As the start of winter hits Crimea, the power cut-off has caused massive disruption of normal life across the peninsula, which also home to Russia's Black Sea Fleet. Reports from Crimean cities say electricity is currently only supplied for two hours in the morning and two hours in the evening.
Crimean authorities are not counting on the swift resumption of electricity supplies from Ukraine and are preparing for the worst-case scenario, the peninsula's First Deputy Prime Minister Mikhail Sheremet told TASS.
"If they (the Ukrainian side) resume the supplies, we will be grateful for that. But so far we do not expect this. We count only on our own resources and domestic electricity generation," Sheremet said on November 25.

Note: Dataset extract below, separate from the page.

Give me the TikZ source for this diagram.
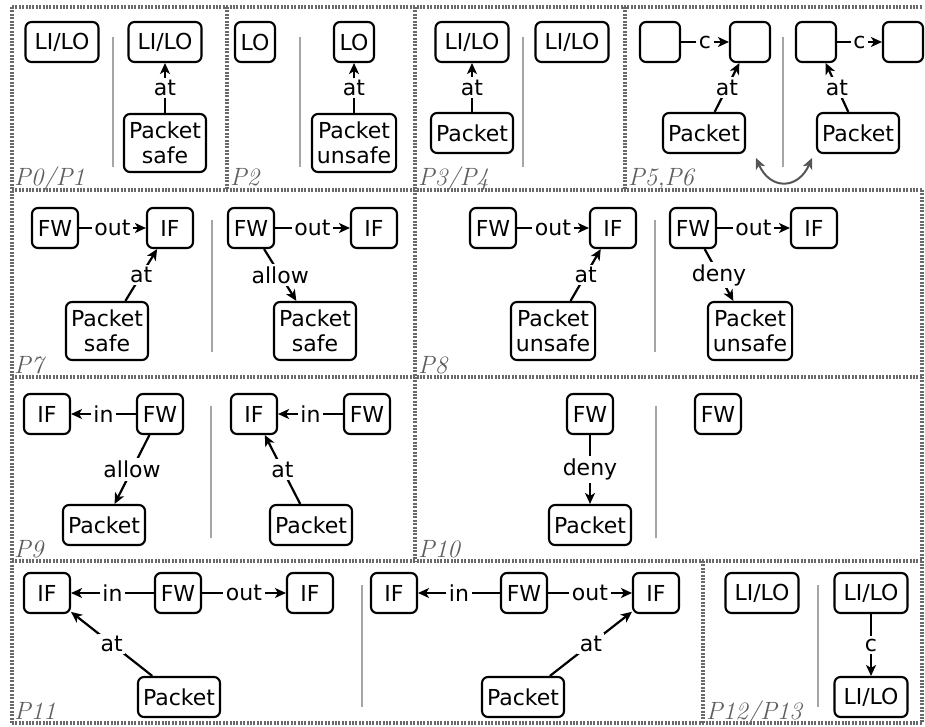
\documentclass[tikz,border=0pt]{standalone}
\usepackage{fontspec}
\newfontfamily\dvs{DejaVu Sans}
\usetikzlibrary{arrows.meta}
\definecolor{framegray}{RGB}{105,105,105}
\definecolor{divgray}{RGB}{165,165,165}
\definecolor{labgray}{RGB}{95,95,95}
\definecolor{swapgray}{RGB}{85,85,85}
\tikzset{
  nbox/.style={draw=black, line width=2.1pt, rounded corners=6pt, fill=white,
    font=\dvs\fontsize{22}{25}\selectfont, align=center,
    inner xsep=5pt, inner ysep=8pt, minimum width=46pt, minimum height=40pt},
  widebox/.style={nbox, minimum width=73pt},
  conn/.style={line width=2.2pt, -{Stealth[length=11pt,width=10pt,inset=3pt]}},
  lbl/.style={fill=white, inner sep=2.5pt, font=\dvs\fontsize{22}{25}\selectfont},
  divider/.style={draw=divgray, line width=1.3pt},
  pframe/.style={draw=framegray, line width=3.2pt, dash pattern=on 2pt off 1.4pt},
  plabel/.style={anchor=base west, text=labgray, inner sep=0pt,
    font=\fontsize{25}{25}\selectfont\itshape},
}
\begin{document}
\begin{tikzpicture}[x=1pt,y=-1pt]
\useasboundingbox (0,0) rectangle (925,727);
% frames
\draw[pframe] (12,7) -- (922,7);
\draw[pframe] (12,7) -- (12,723);
\draw[pframe] (12,723) -- (922,723);
\draw[pframe] (922,190) -- (922,723);
\draw[pframe] (12,190) -- (922,190);
\draw[pframe] (12,377) -- (922,377);
\draw[pframe] (12,561) -- (922,561);
\draw[pframe] (227,7) -- (227,190);
\draw[pframe] (415,7) -- (415,190);
\draw[pframe] (625,7) -- (625,190);
\draw[pframe] (415,190) -- (415,561);
\draw[pframe] (703,561) -- (703,723);
% panel labels
\node[plabel] (l01) at (14,186) {P0/P1};
\node[plabel] (l2) at (230,186) {P2};
\node[plabel] (l34) at (418,186) {P3/P4};
\node[plabel] (l56) at (628,186) {P5,P6};
\node[plabel] (l7) at (14,373) {P7};
\node[plabel] (l8) at (418,373) {P8};
\node[plabel] (l9) at (14,557) {P9};
\node[plabel] (l10) at (418,557) {P10};
\node[plabel] (l11) at (14,719) {P11};
\node[plabel] (l1213) at (706,719) {P12/P13};
% dividers
\draw[divider] (113,37) -- (113,167);
\draw[divider] (300,37) -- (300,167);
\draw[divider] (523,37) -- (523,167);
\draw[divider] (783,37) -- (783,167);
\draw[divider] (212,220) -- (212,352);
\draw[divider] (655,220) -- (655,352);
\draw[divider] (211,406) -- (211,538);
\draw[divider] (656,406) -- (656,538);
\draw[divider] (362,585) -- (362,707);
\draw[divider] (818,585) -- (818,707);
% P0/P1
\node[widebox] (a1) at (62,42) {LI/LO};
\node[widebox] (a2) at (165,42) {LI/LO};
\node[nbox] (a3) at (165,143) {Packet\\safe};
\draw[conn] (a3) -- node[lbl]{at} (a2);
% P2
\node[nbox, minimum width=40pt] (b1) at (255,42) {LO};
\node[nbox, minimum width=40pt] (b2) at (354,42) {LO};
\node[nbox] (b3) at (354,143) {Packet\\unsafe};
\draw[conn] (b3) -- node[lbl]{at} (b2);
% P3/P4
\node[widebox] (c1) at (472,42) {LI/LO};
\node[nbox] (c2) at (472,133) {Packet};
\node[widebox] (c3) at (572,42) {LI/LO};
\draw[conn] (c2) -- node[lbl]{at} (c1);
% P5,P6
\node[nbox, minimum width=40pt] (d1) at (660,42) {};
\node[nbox, minimum width=40pt] (d2) at (750,42) {};
\node[nbox] (d3) at (704,133) {Packet};
\draw[conn] (d1) -- node[lbl]{c} (d2);
\draw[conn] (d3) -- node[lbl]{at} (d2);
\node[nbox, minimum width=40pt] (d4) at (816,42) {};
\node[nbox, minimum width=40pt] (d5) at (903,42) {};
\node[nbox] (d6) at (858,133) {Packet};
\draw[conn] (d4) -- node[lbl]{c} (d5);
\draw[conn] (d6) -- node[lbl]{at} (d4);
\coordinate (sw1) at (756,158);
\coordinate (sw2) at (812,158);
\draw[draw=swapgray, line width=2pt, {Stealth[length=11pt,width=10pt,inset=3pt]}-{Stealth[length=11pt,width=10pt,inset=3pt]}]
  (sw1) .. controls (770,190) and (798,190) .. (sw2);
% P7
\node[nbox] (e1) at (55,228) {FW};
\node[nbox] (e2) at (170,228) {IF};
\node[nbox] (e3) at (107,331) {Packet\\safe};
\draw[conn] (e1) -- node[lbl]{out} (e2);
\draw[conn] (e3) -- node[lbl]{at} (e2);
\node[nbox] (e4) at (251,228) {FW};
\node[nbox] (e5) at (374,228) {IF};
\node[nbox] (e6) at (315,331) {Packet\\safe};
\draw[conn] (e4) -- node[lbl]{out} (e5);
\draw[conn] (e4) -- node[lbl]{allow} (e6);
% P8
\node[nbox] (f1) at (493,228) {FW};
\node[nbox] (f2) at (613,228) {IF};
\node[nbox] (f3) at (553,331) {Packet\\unsafe};
\draw[conn] (f1) -- node[lbl]{out} (f2);
\draw[conn] (f3) -- node[lbl]{at} (f2);
\node[nbox] (f4) at (693,228) {FW};
\node[nbox] (f5) at (814,228) {IF};
\node[nbox] (f6) at (750,331) {Packet\\unsafe};
\draw[conn] (f4) -- node[lbl]{out} (f5);
\draw[conn] (f4) -- node[lbl]{deny} (f6);
% P9
\node[nbox] (g1) at (47,414) {IF};
\node[nbox] (g2) at (160,414) {FW};
\node[nbox] (g3) at (104,525) {Packet};
\draw[conn] (g2) -- node[lbl]{in} (g1);
\draw[conn] (g2) -- node[lbl]{allow} (g3);
\node[nbox] (g4) at (254,414) {IF};
\node[nbox] (g5) at (367,414) {FW};
\node[nbox] (g6) at (311,525) {Packet};
\draw[conn] (g5) -- node[lbl]{in} (g4);
\draw[conn] (g6) -- node[lbl]{at} (g4);
% P10
\node[nbox] (h1) at (590,414) {FW};
\node[nbox] (h2) at (590,525) {Packet};
\draw[conn] (h1) -- node[lbl]{deny} (h2);
\node[nbox] (h3) at (718,414) {FW};
% P11
\node[nbox] (i1) at (47,593) {IF};
\node[nbox] (i2) at (178,593) {FW};
\node[nbox] (i3) at (310,593) {IF};
\node[nbox] (i4) at (179,697) {Packet};
\draw[conn] (i2) -- node[lbl]{in} (i1);
\draw[conn] (i2) -- node[lbl]{out} (i3);
\draw[conn] (i4) -- node[lbl]{at} (i1);
\node[nbox] (i5) at (394,593) {IF};
\node[nbox] (i6) at (524,593) {FW};
\node[nbox] (i7) at (656,593) {IF};
\node[nbox] (i8) at (523,697) {Packet};
\draw[conn] (i6) -- node[lbl]{in} (i5);
\draw[conn] (i6) -- node[lbl]{out} (i7);
\draw[conn] (i8) -- node[lbl]{at} (i7);
% P12/P13
\node[widebox] (j1) at (762,593) {LI/LO};
\node[widebox] (j2) at (871,593) {LI/LO};
\node[widebox] (j3) at (871,697) {LI/LO};
\draw[conn] (j2) -- node[lbl]{c} (j3);
\end{tikzpicture}
\end{document}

Crimean Prime Minister Sergey Aksyonov earlier ordered the mobilisation of all resources on the island and to prepare for the worst-case scenario.
After the annexation in 2014, Russia launched construction of an 'energy bridge' to Crimea from mainland Russia, of which the first phase will be commissioned in December 2015, Novak said, ahead of originally planned commissioning in March 2016.
When complete, the power bridge from Russia's Krasnodar region will supply another 400MW, 40% of Crimea's total estimated power needs of 1000MW.
"We need to ensure timely maintenance of equipment in rolling power cuts environment to support reliable operation until connection with the Kuban [Krasnodar] energy system," said Novak, who also accused Ukraine of slowness in repairing the power lines for political reasons.
Meanwhile, Russian gas giant Gazprom announced that it had cut off gas supplies to Ukraine, citing failure of the Ukrainian state gas company Naftogaz to make pre-payments for volumes ordered.
“Thus, the deliveries stop until we receive new payment from the Ukrainian company,” TASS quoted Gazprom CEO Alexei Miller as saying.
"At the same time, before the seriously cold weather [arrives], Ukraine has now started active selection of gas from underground storage facilities, which are insufficiently filled as it is. Refusing to buy Russian gas creates risks for gas transit to Europe and gas supplies for the Ukrainian consumers before this coming winter," Miller added.